Mas o texto diz ainda outra coisa fundamental: «a maior parte das coisas são objectos dum conhecimento certo, embora por si próprias não sejam evidentes; basta que sejam deduzidas de princípios verdadeiros e já conhecidos».
Quer isto dizer que, tal como referimos atrás, Descartes sabe que a maioria das nossas verdades são adquiridas a partir de outras, o que é sinal da limitação do nosso espírito, mas também do carácter progressivo do nossso conhecimento.
Assim sendo, podemos afirmar que, para atingir o se mais alto grau de perfeição, isto é, para obter o maior número de conhecimentos certos, a razão necessita de conduzir-se de determinada maneira, percorrendo um caminho que lhe permita dispor as ideias segundo «a ordem das razões», ou seja, de tal modo que cada uma seja precedida de toadas aquelas de que depende, e que ela preceda todas as outras que dependem dela.

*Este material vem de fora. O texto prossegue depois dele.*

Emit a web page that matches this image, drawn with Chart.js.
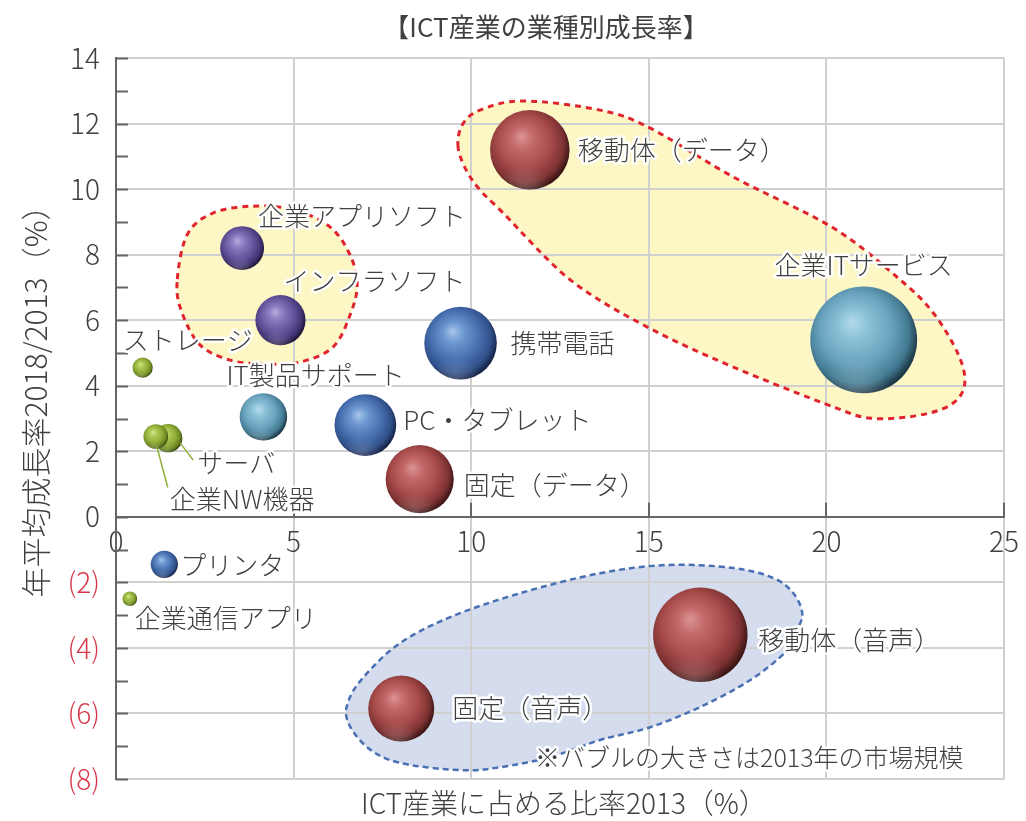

«E é por isso – que intuição, dedução e ordem são noções inseparáveis. Sem intuição, a ordem nada seria, e permaneceria sem matéria. Sem a ordem, as intuições apresentar-se-iam ao acaso, como experiências fragmentárias, e o seu conjunto não constituiria um saber. Por isso o método se propõe simultaneamente descobrir o simples, objecto da intuição, e dispô-lo segunda a ordem, pela qual poderemos elevar-nos, como que gradualmente, e duma maneira racional, até ao conhecimento do complexo. Substituir o complexo que se apresenta, e se apresenta sem razão, numa espécie de experiência confusa e espontnea, por um complexo ordenado e racionalmente reconstruído, é que é efectivamente construir a ciência».
F. Alquié – Ob.cit
Em suma, segundo Descartes a razão é essencialmente metódica no seu funcionamento, ou, como ele diz no início do Discurso, «o bom senso é a coisa do mundo mais bem distribuída …o bom senso ou a razão é naturalmente idêntica em todos os homens… não basta ter o espírito bom, o principal é aplicá-lo».